Thursday, September 15, 2005

Getting Ready

I know, I know; how could I possibly have a non-war update in the midst of all this drama? It's easy! (Actually, not so much; this is my second attempt at doing so.) But a friend of mine helped prompt a topic for discussion (and by "discussion," I mean "talking at you").

She said that there was a party tonight (honestly, more of a "lame" gathering; her words) and that she didn't feel like getting ready. My question was "why get ready?" "Getting ready means, clothes, make-up, and drying my hair." Okay, the clothes thing I can understand, but I didn't quite grasp the make-up and hair drying part. I suppose that, for women, all three of those things are the male equivalent of "putting clothes on." But I'm not sure about that. I mean, guys have to comb their hair, and shave and whatnot. And those are things that, if I'm just going to hang out, I don't worry about. I mean, I don't typically go out reaking of BO and nastiness (at least I hope not; I'd like to think my friends would give me a heads-up about that sort of thing.) Eventually, I got out of her that there were going to be guys there. And, I can kind of understand the need to primp a little bit in that regard, but still.

How did this come about in society?

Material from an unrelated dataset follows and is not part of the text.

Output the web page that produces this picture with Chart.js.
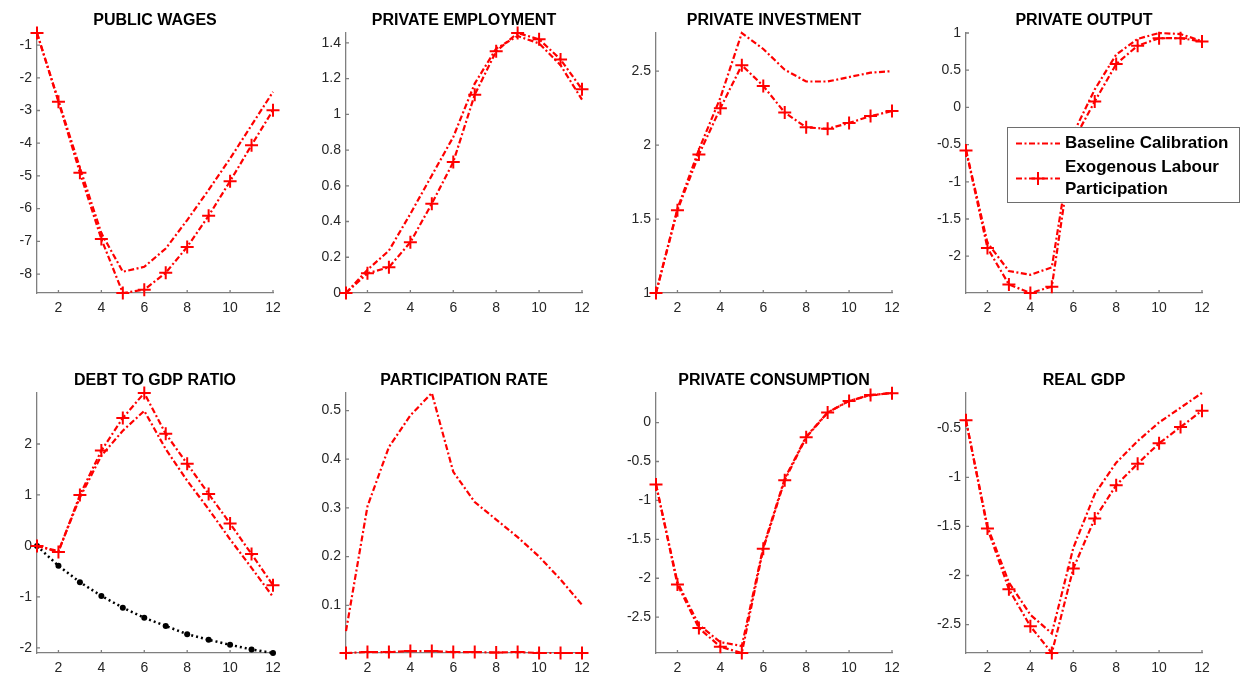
<!DOCTYPE html>
<html>
<head>
<meta charset="utf-8">
<script src="https://cdn.jsdelivr.net/npm/chart.js@4.4.1/dist/chart.umd.min.js"></script>
<style>
  html, body { margin: 0; padding: 0; background: #fff; }
  body { position: relative; width: 1243px; height: 679px; overflow: hidden; }
  canvas { position: absolute; }
</style>
</head>
<body>
<script>
// Horizon (quarters) shared by every panel
const steps = [1, 2, 3, 4, 5, 6, 7, 8, 9, 10, 11, 12];
const xTickValues = [2, 4, 6, 8, 10, 12];

// Series names for the legend
const baseLabel = ['Baseline Calibration'];
const exoLabel = ['Exogenous Labour', 'Participation'];

// PUBLIC WAGES
const publicWagesBase = [-0.63, -2.70, -4.75, -6.75, -7.93, -7.78, -7.22, -6.35, -5.43, -4.47, -3.45, -2.43];
const publicWagesExo  = [-0.63, -2.73, -4.90, -6.93, -8.58, -8.48, -7.96, -7.17, -6.22, -5.16, -4.06, -2.99];
const publicWagesTicks = [-8, -7, -6, -5, -4, -3, -2, -1];

// PRIVATE EMPLOYMENT
const privateEmploymentBase = [0, 0.13, 0.237, 0.443, 0.658, 0.873, 1.172, 1.368, 1.438, 1.397, 1.275, 1.082];
const privateEmploymentExo  = [0, 0.11, 0.144, 0.284, 0.50, 0.733, 1.11, 1.353, 1.455, 1.42, 1.307, 1.14];
const privateEmploymentTicks = [0, 0.2, 0.4, 0.6, 0.8, 1, 1.2, 1.4];

// PRIVATE INVESTMENT
const privateInvestmentBase = [1, 1.57, 1.97, 2.32, 2.758, 2.65, 2.51, 2.43, 2.43, 2.46, 2.49, 2.50];
const privateInvestmentExo  = [1, 1.56, 1.936, 2.25, 2.54, 2.40, 2.22, 2.12, 2.11, 2.15, 2.196, 2.23];
const privateInvestmentTicks = [1, 1.5, 2, 2.5];

// PRIVATE OUTPUT
const privateOutputBase = [-0.57, -1.82, -2.20, -2.25, -2.15, -0.35, 0.24, 0.71, 0.92, 1.0, 0.986, 0.89];
const privateOutputExo  = [-0.578, -1.89, -2.38, -2.495, -2.41, -0.45, 0.08, 0.583, 0.83, 0.93, 0.93, 0.887];
const privateOutputTicks = [-2, -1.5, -1, -0.5, 0, 0.5, 1];

// DEBT TO GDP RATIO
const debtBase = [0, -0.10, 0.95, 1.77, 2.26, 2.65, 1.90, 1.28, 0.72, 0.13, -0.43, -1.0];
const debtExo  = [0, -0.118, 1.0, 1.87, 2.51, 3.0, 2.2, 1.61, 1.02, 0.44, -0.16, -0.77];
const debtPath = [0, -0.39, -0.71, -0.98, -1.21, -1.41, -1.57, -1.73, -1.84, -1.94, -2.03, -2.10];
const debtTicks = [-2, -1, 0, 1, 2];

// PARTICIPATION RATE
const participationBase = [0.047, 0.303, 0.425, 0.49, 0.536, 0.374, 0.312, 0.276, 0.240, 0.200, 0.153, 0.101];
const participationExo  = [0.002, 0.004, 0.004, 0.006, 0.006, 0.004, 0.004, 0.003, 0.004, 0.002, 0.002, 0.002];
const participationTicks = [0.1, 0.2, 0.3, 0.4, 0.5];

// PRIVATE CONSUMPTION
const consumptionBase = [-0.794, -2.05, -2.60, -2.82, -2.87, -1.60, -0.72, -0.18, 0.13, 0.28, 0.35, 0.38];
const consumptionExo  = [-0.794, -2.08, -2.64, -2.88, -2.96, -1.62, -0.74, -0.19, 0.128, 0.278, 0.355, 0.377];
const consumptionTicks = [-2.5, -2, -1.5, -1, -0.5, 0];

// REAL GDP
const gdpBase = [-0.418, -1.50, -2.07, -2.40, -2.59, -1.72, -1.17, -0.85, -0.63, -0.44, -0.29, -0.14];
const gdpExo  = [-0.418, -1.52, -2.14, -2.517, -2.79, -1.93, -1.42, -1.08, -0.86, -0.653, -0.487, -0.32];
const gdpTicks = [-2.5, -2, -1.5, -1, -0.5];

const panels = [
  { title: 'PUBLIC WAGES',        base: publicWagesBase,        exo: publicWagesExo,        ticks: publicWagesTicks },
  { title: 'PRIVATE EMPLOYMENT',  base: privateEmploymentBase,  exo: privateEmploymentExo,  ticks: privateEmploymentTicks },
  { title: 'PRIVATE INVESTMENT',  base: privateInvestmentBase,  exo: privateInvestmentExo,  ticks: privateInvestmentTicks },
  { title: 'PRIVATE OUTPUT',      base: privateOutputBase,      exo: privateOutputExo,      ticks: privateOutputTicks, legend: true },
  { title: 'DEBT TO GDP RATIO',   base: debtBase,               exo: debtExo,               ticks: debtTicks, extra: debtPath },
  { title: 'PARTICIPATION RATE',  base: participationBase,      exo: participationExo,      ticks: participationTicks },
  { title: 'PRIVATE CONSUMPTION', base: consumptionBase,        exo: consumptionExo,        ticks: consumptionTicks },
  { title: 'REAL GDP',            base: gdpBase,                exo: gdpExo,                ticks: gdpTicks }
];

// Grid geometry
const colLeft = [0, 309, 619, 929];
const colWidth = [309, 310, 310, 314];
const rowTop = [0, 360];
const rowHeight = [330, 319];
const axisBand = 37;     // room for y tick labels
const plotWidth = 236;
const plotHeight = 260;
const titleBand = 33;

const FONT = "'Liberation Sans', Arial, Helvetica, sans-serif";
const RED = '#ff0000';
const AXIS = '#7f7f7f';
const dashDot = [6, 2.5, 2, 2.5];

const toPoints = arr => steps.map((s, i) => ({ x: s, y: arr[i] }));

// Short inward tick marks on both axes
const inwardTicks = {
  id: 'inwardTicks',
  beforeDatasetsDraw(chart) {
    const { ctx, chartArea, scales } = chart;
    ctx.save();
    ctx.strokeStyle = AXIS;
    ctx.lineWidth = 1.3;
    ctx.beginPath();
    scales.x.ticks.forEach(t => {
      const px = scales.x.getPixelForValue(t.value);
      ctx.moveTo(px, chartArea.bottom);
      ctx.lineTo(px, chartArea.bottom - 3);
    });
    scales.y.ticks.forEach(t => {
      const py = scales.y.getPixelForValue(t.value);
      ctx.moveTo(chartArea.left, py);
      ctx.lineTo(chartArea.left + 3, py);
    });
    ctx.stroke();
    ctx.restore();
  }
};

// Boxed legend placed inside the plot area
const boxedLegend = {
  id: 'boxedLegend',
  afterDraw(chart, args, opts) {
    if (!opts.show) return;
    const { ctx, chartArea } = chart;
    const x0 = chartArea.left + 41, y0 = chartArea.top + 94, w = 232, h = 75;
    ctx.save();
    ctx.fillStyle = '#fff';
    ctx.fillRect(x0, y0, w, h);
    ctx.strokeStyle = '#6e6e6e';
    ctx.lineWidth = 1;
    ctx.strokeRect(x0 + 0.5, y0 + 0.5, w, h);

    const sx0 = x0 + 9, sx1 = x0 + 53, tx = x0 + 58;
    const rowY1 = y0 + 16.5;
    const rowY2 = [y0 + 40, y0 + 62.5];
    const markY = y0 + 51.5;

    ctx.strokeStyle = RED;
    ctx.lineWidth = 2.2;
    ctx.setLineDash(dashDot);
    ctx.beginPath(); ctx.moveTo(sx0, rowY1); ctx.lineTo(sx1, rowY1); ctx.stroke();
    ctx.beginPath(); ctx.moveTo(sx0, markY); ctx.lineTo(sx1, markY); ctx.stroke();
    ctx.setLineDash([]);
    const mx = (sx0 + sx1) / 2;
    ctx.lineWidth = 2;
    ctx.beginPath();
    ctx.moveTo(mx - 6.5, markY); ctx.lineTo(mx + 6.5, markY);
    ctx.moveTo(mx, markY - 6.5); ctx.lineTo(mx, markY + 6.5);
    ctx.stroke();

    ctx.fillStyle = '#000';
    ctx.font = 'bold 17px ' + FONT;
    ctx.textAlign = 'left';
    ctx.textBaseline = 'middle';
    ctx.fillText(baseLabel[0], tx, rowY1);
    exoLabel.forEach((line, i) => ctx.fillText(line, tx, rowY2[i]));
    ctx.restore();
  }
};

panels.forEach((p, idx) => {
  const col = idx % 4, row = Math.floor(idx / 4);
  const canvas = document.createElement('canvas');
  canvas.width = colWidth[col];
  canvas.height = rowHeight[row];
  canvas.style.left = colLeft[col] + 'px';
  canvas.style.top = rowTop[row] + 'px';
  canvas.style.width = colWidth[col] + 'px';
  canvas.style.height = rowHeight[row] + 'px';
  document.body.appendChild(canvas);

  const all = p.base.concat(p.exo, p.extra || []);
  const yMin = Math.min(...all), yMax = Math.max(...all);

  const datasets = [
    {
      label: baseLabel.join(' '),
      data: toPoints(p.base),
      borderColor: RED, borderWidth: 2.2, borderDash: dashDot,
      pointRadius: 0, tension: 0, fill: false, clip: false
    },
    {
      label: exoLabel.join(' '),
      data: toPoints(p.exo),
      borderColor: RED, borderWidth: 2.2, borderDash: dashDot,
      pointStyle: 'cross', pointRadius: 6.5, pointBorderWidth: 2,
      pointBorderColor: RED, pointBackgroundColor: RED,
      tension: 0, fill: false, clip: false
    }
  ];
  if (p.extra) {
    datasets.push({
      label: 'path',
      data: toPoints(p.extra),
      borderColor: '#000', borderWidth: 2.5, borderDash: [2, 3],
      pointStyle: 'circle', pointRadius: 3, pointBorderWidth: 0,
      pointBackgroundColor: '#000',
      tension: 0, fill: false, clip: false
    });
  }

  new Chart(canvas, {
    type: 'line',
    data: { datasets },
    plugins: [inwardTicks, boxedLegend],
    options: {
      responsive: false,
      animation: false,
      devicePixelRatio: 1,
      events: [],
      layout: { padding: { top: 0, left: 0, bottom: 0, right: colWidth[col] - axisBand - plotWidth } },
      plugins: {
        legend: { display: false },
        tooltip: { enabled: false },
        title: {
          display: true,
          fullSize: false,
          text: p.title,
          color: '#000',
          font: { family: FONT, size: 16, weight: 'bold', lineHeight: 1.2 },
          padding: { top: 11, bottom: titleBand - 11 - 19.2 }
        },
        boxedLegend: { show: !!p.legend }
      },
      scales: {
        x: {
          type: 'linear',
          min: steps[0],
          max: steps[steps.length - 1],
          grid: { display: false, drawTicks: false },
          border: { display: true, color: AXIS, width: 1.3 },
          ticks: {
            color: '#262626',
            font: { family: FONT, size: 14 },
            padding: 7,
            maxRotation: 0,
            callback: v => String(v)
          },
          afterBuildTicks: s => { s.ticks = xTickValues.map(v => ({ value: v })); },
          afterFit: s => { s.height = rowHeight[row] - titleBand - plotHeight; }
        },
        y: {
          type: 'linear',
          min: yMin,
          max: yMax,
          grid: { display: false, drawTicks: false },
          border: { display: true, color: AXIS, width: 1.3 },
          ticks: {
            color: '#262626',
            font: { family: FONT, size: 14 },
            padding: 5,
            callback: v => String(v)
          },
          afterBuildTicks: s => { s.ticks = p.ticks.map(v => ({ value: v })); },
          afterFit: s => { s.width = axisBand; }
        }
      }
    }
  });
});
</script>
</body>
</html>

I think (and this is just an off-the-cuff thought) that it stems from our seemingly inherent fear of being alone in life. Like a peacock, we make ourselves as bright and shiny and pretty as possible so to attract a mate. However, unlike a peacock, we try to alter ourselves to accomplish this goal. When was the last time you saw a peacock rob a fabric store because they were looking to attach brighter and more exotic colors to themselves? Never! (Well, there was that one time, but I could tell it was all coked-out.)

But people do this! And the amazing thing to me, is that when most people are interviewed about what they find most attractive, it's NON-physical things, like "a sense of humor," or "able to hold a conversation," or maybe even subtle physical things, like "eyes." For the most part, the people that say "big boobs" or "washboard abs," these aren't the kind of people worth dating. (Well, I don't think so, anyway.) Not to say that I'm turned off by big boobs (or washboard abs, for that matter); it's just that in the grander scheme of things, those things don't really matter. And I don't think I've ever heard ANYONE say "The thing I find most attractive about women is the make-up. When they wear that right shade of blush, oooooooWE! It's hot."

But, (there're a lot of buts in this posting, aren't there?) I guess that can be construed as a more subtle thing. A guy could say "the face," and the make-up prettifies the face; helps hide wrinkles or whatnot. (How the hell do I know what makeup does? I'm a dude!) Everyone seems so obsessed with physical appearance, and I think it's mostly advertisements to blame. If the ads we saw on TV didn't feature barbi-preportioned women and ahnold-preportioned men, this problem wouldn't be nearly as bad. And no, I'm not ranting about this 'cause I look like the hunchback of notre dame (though he is quite the handsome fellow, if I do say so myself.) It just kinda bothers me, is all. I like natural beauty. I like a smile that's pure and mostly innocent (entirely innocent wouldn't be any fun at all, eh what?) I like eyes that express compassion and what the french call a certain "joy of life." And really, I don't like all that much makeup. I mean, it has to be a lot before I DISlike it. But I don't need it. I haven't dated a woman without saying, at least once, "you don't really need to wear makeup around me." I mean, if we're going to the opera or something, alright, fine. I tend to be laid-back as far as my style is concerned (I LOVE my tai-chi pants these days, light-weight and loose; I just wish they had pockets), but even I'll put on a suit for something like that. But day-to-day basis? Going to an amusement park? Or camping? Just save makeup for special occasions, and it'll serve multiple purposes. 1) it won't take you quite as long to get ready. 2) you can weed-out the guys who're after you 'cause you look young or have that just-right shade of blush on your cheeks. (which, I think, would constitute womanizers or gay men.) 3) When you're exerting yourself (and I honestly was just thinking the camping example; get your minds out of the gutter) you don't have to worry about sweating a little. And 4) when you put it on for special occasions (i.e. the opera or anniversaries (or an anniversary at the opera)) it'll actually mean something. Then it becomes the guy equivalent of wearing a tie: not something you expect from us all the time, but something appreciated when the time comes for it to happen.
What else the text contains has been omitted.